You'd use a pencil for that most likely. It's been eons since I've done any neg retouching (and I was lousy at it too...), but you use a very fine pencil, usually a technical pencil with different weights of lead sharpened down to a very fine point. Kodak used to make this fluid called "retouching fluid" that would prime the neg & give it some tooth for the pencil. The problem with dyes is just as you described. Usually this means you're using too much dye, it will cluster around the edges of the spot and cause a doughnut like shape. The brush needs to be almost dry, and you need to sorta "pick" at it, not brush it on.
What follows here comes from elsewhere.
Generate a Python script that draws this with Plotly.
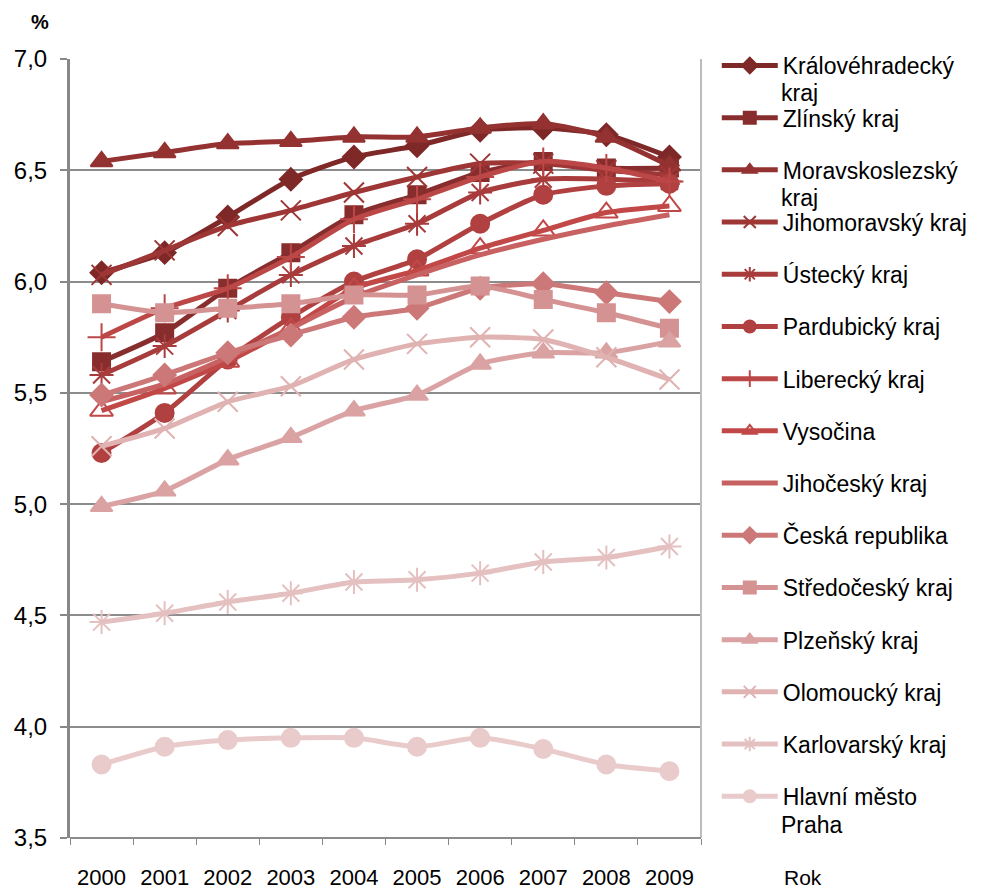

Pencils were used because the dye often could not reach the density needed. Even dried spotone, which when dry is denser than the wet, can't match lead. The practice was to overshoot the density a bit, and if you had to, to spot the print afterwards. The opposite is true in print retouching, it's better to use less--than overdo it.
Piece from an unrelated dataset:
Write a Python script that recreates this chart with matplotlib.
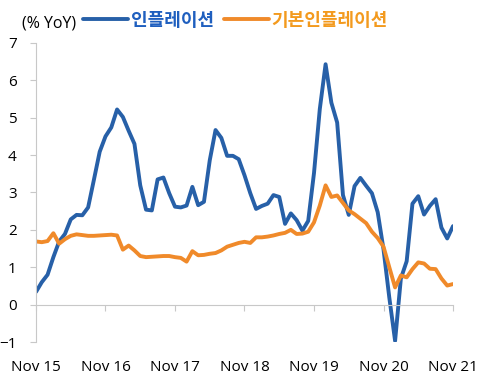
import numpy as np
import matplotlib
matplotlib.use('Agg')
import matplotlib.pyplot as plt

plt.rcParams['font.family'] = ['Open Sans', 'Noto Sans CJK KR', 'DejaVu Sans']

# 월별 데이터 (2015년 11월 ~ 2021년 11월)
inflation = [0.34, 0.6, 0.8, 1.27, 1.69, 1.89, 2.28, 2.4, 2.39, 2.6, 3.34, 4.09,
             4.5, 4.74, 5.22, 5.02, 4.65, 4.3, 3.19, 2.54, 2.52, 3.35, 3.4, 2.98,
             2.62, 2.6, 2.65, 3.15, 2.66, 2.75, 3.86, 4.67, 4.46, 3.98, 3.98, 3.89,
             3.46, 2.98, 2.56, 2.64, 2.7, 2.93, 2.88, 2.16, 2.44, 2.26, 1.98, 2.24,
             3.52, 5.23, 6.43, 5.4, 4.87, 2.93, 2.4, 3.17, 3.39, 3.18, 2.98, 2.47,
             1.48, 0.19, -0.97, 0.7, 1.16, 2.7, 2.9, 2.41, 2.64, 2.82, 2.06, 1.77,
             2.1]
core = [1.69, 1.67, 1.7, 1.91, 1.63, 1.75, 1.84, 1.88, 1.86, 1.84, 1.84, 1.85,
        1.86, 1.87, 1.85, 1.47, 1.58, 1.45, 1.3, 1.27, 1.28, 1.29, 1.3, 1.3,
        1.27, 1.25, 1.15, 1.43, 1.32, 1.33, 1.36, 1.38, 1.45, 1.55, 1.6, 1.65,
        1.68, 1.65, 1.8, 1.8, 1.82, 1.85, 1.89, 1.92, 2.0, 1.89, 1.9, 1.95,
        2.2, 2.65, 3.19, 2.88, 2.92, 2.72, 2.52, 2.42, 2.3, 2.18, 1.95, 1.78,
        1.55, 1.0, 0.46, 0.78, 0.73, 0.95, 1.13, 1.1, 0.96, 0.95, 0.7, 0.51,
        0.55]
tick_labels = ['Nov 15', 'Nov 16', 'Nov 17', 'Nov 18', 'Nov 19', 'Nov 20', 'Nov 21']

months = np.arange(len(inflation))

fig = plt.figure(figsize=(5.02, 3.80), dpi=100)
ax = fig.add_axes([0.0717, 0.10, 0.8307, 0.787])

blue = '#2760a8'
orange = '#f08a2a'
ax.plot(months, inflation, color=blue, lw=2.8, label='인플레이션',
        solid_capstyle='round', solid_joinstyle='round')
ax.plot(months, core, color=orange, lw=2.8, label='기본인플레이션',
        solid_capstyle='round', solid_joinstyle='round')

ax.set_xlim(0, 72)
ax.set_ylim(-1, 7)
ax.set_yticks(range(-1, 8))
ax.set_xticks(range(0, 73, 12))
ax.set_xticklabels(tick_labels)

for s in ['top', 'right']:
    ax.spines[s].set_visible(False)
ax.spines['bottom'].set_position(('data', 0))
ax.spines['bottom'].set_color('#c8c8c8')
ax.spines['left'].set_color('#c8c8c8')
ax.tick_params(axis='x', length=4, color='#c8c8c8', pad=36, labelsize=11)
ax.tick_params(axis='y', length=4, color='#c8c8c8', pad=10, labelsize=11)

fig.text(0.044, 0.937, '(% YoY)', fontsize=11.5, va='center', ha='left')
leg = ax.legend(loc='lower left', bbox_to_anchor=(0.095, 1.02), ncol=2, frameon=False,
                handlelength=2.5, handletextpad=0.15, columnspacing=0.55,
                borderaxespad=0, prop={'family': ['Noto Sans CJK KR'], 'weight': 'bold', 'size': 13})
for t, c in zip(leg.get_texts(), ['#1f5fbf', '#f39a1e']):
    t.set_color(c)

fig.savefig('out.png', dpi=100)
These are the basic rules for b&w: Dye is used on the base side. Pencil on the emulsion. For pencil, you use the retouching fluid. (lead: HB: speculars/2H: mid-tones/6H: details in shadow area). You can remove the lead with more fluid or Rosinol. You pick away at it with the tip of the lead, in such a way that you almost don't touch the neg...
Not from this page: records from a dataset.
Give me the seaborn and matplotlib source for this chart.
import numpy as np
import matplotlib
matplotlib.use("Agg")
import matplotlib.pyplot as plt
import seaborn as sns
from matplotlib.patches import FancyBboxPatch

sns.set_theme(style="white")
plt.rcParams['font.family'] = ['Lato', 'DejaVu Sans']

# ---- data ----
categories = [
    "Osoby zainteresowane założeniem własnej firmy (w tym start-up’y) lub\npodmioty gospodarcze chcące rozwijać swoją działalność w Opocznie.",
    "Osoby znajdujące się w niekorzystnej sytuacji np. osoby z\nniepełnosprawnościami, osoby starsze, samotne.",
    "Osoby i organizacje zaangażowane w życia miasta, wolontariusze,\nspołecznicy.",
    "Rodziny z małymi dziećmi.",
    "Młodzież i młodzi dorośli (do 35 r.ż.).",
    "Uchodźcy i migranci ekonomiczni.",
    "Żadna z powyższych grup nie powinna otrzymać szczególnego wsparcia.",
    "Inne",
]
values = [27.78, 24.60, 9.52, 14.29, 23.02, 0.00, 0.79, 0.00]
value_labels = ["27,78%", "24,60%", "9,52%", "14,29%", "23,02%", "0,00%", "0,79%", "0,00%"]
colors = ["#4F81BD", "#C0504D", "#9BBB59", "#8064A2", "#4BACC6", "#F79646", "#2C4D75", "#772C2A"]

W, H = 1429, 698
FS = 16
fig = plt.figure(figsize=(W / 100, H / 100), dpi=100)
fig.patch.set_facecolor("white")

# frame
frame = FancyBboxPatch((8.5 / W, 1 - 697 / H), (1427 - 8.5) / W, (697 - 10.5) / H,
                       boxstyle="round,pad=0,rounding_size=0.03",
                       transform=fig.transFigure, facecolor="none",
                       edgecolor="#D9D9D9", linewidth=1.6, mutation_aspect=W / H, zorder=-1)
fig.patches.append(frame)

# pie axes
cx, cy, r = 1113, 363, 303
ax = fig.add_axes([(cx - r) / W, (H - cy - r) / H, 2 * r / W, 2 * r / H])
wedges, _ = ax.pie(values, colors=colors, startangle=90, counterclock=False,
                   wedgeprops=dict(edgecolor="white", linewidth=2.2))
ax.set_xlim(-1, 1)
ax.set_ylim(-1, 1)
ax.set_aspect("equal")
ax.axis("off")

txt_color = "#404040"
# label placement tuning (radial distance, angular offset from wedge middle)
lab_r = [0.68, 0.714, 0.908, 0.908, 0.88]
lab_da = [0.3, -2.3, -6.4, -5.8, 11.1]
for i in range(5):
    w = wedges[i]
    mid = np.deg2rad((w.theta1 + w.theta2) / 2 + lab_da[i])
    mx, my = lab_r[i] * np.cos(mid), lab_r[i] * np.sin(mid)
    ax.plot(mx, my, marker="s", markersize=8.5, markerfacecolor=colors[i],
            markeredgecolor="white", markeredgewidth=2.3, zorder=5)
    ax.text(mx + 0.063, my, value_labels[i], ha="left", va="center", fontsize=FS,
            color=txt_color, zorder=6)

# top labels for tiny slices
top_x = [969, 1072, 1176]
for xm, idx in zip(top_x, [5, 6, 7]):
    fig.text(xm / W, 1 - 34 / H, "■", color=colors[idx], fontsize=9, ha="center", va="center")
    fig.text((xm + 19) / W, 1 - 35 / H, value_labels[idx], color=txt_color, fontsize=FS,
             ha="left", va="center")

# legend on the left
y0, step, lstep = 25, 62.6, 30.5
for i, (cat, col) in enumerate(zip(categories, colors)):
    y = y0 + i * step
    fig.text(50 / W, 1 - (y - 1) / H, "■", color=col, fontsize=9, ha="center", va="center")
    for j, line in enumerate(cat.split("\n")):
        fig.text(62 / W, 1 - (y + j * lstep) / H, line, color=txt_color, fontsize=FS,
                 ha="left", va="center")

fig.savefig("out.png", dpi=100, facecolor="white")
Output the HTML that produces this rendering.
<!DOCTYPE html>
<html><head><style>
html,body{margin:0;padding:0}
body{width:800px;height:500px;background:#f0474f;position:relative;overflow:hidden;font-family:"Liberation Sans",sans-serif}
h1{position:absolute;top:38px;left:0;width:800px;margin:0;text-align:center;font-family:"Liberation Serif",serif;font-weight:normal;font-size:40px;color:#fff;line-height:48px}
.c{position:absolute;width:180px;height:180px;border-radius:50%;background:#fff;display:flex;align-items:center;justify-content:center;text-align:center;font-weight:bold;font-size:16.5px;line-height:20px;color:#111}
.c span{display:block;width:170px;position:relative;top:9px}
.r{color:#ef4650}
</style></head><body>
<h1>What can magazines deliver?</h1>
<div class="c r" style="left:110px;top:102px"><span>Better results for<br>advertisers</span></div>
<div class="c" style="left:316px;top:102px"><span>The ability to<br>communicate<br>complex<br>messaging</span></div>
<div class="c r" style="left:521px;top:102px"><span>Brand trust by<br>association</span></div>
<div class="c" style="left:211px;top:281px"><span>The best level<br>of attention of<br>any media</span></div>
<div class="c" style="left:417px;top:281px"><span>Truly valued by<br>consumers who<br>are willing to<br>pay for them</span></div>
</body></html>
Dyes: done on base (use a diffusion enlarger). Mostly use #3 spotone, maybe some #0. Dampen the neg first, then spot. Wipe with damp cotton swab after each application to smooth out the area.

There are some other methods like etching, that can add & subtract density from a negative as well...you can use a blade like a scalpel almost, on the emulsion side to remove density. I halfway remember a techique of etching the base to cancel out a tone and then soptting the print back in...

All this is from painful recollections of a retouching class I had to take....you can get similar information from Kodak's Photographic Retouching", if it's still in print...or probably some of those Veronica Cass books/videos. A retouching table will be a big help too for negs. Make a decent print before trying any of this just in case...

-- DK Thompson (kthompson@moh.dcr.state.nc.us), September 06, 2001.


Jeff, If it's 4x5 we're talking about here, just shoot anything with sky or fog on Ready Load...and if that is not available...a whole bunch of extra shots.

I've yet to find an easy solution to this problem. It's best to try to prevent those nasty pin holes in the first place.

For what it is worth, I seem to get a smaller size dot of pigment using an oil based medium and, as Stephen suggested, a fine sliver of wood for a "brush". You will just have let it dry for a few days before putting it back in the sleeve. And, of course, spot it back on the print.

-- Bruce Wehman (bruce.wehman@hs.utc.com), September 06, 2001.


How about an ounce of prevention? How concentrated is your stop bath? Too high a pH will create the gas that causes the pinholes. Make sure that the concentration of the stop bath is not above the recommended dilution. You could also change to alternative chemistry to stop development.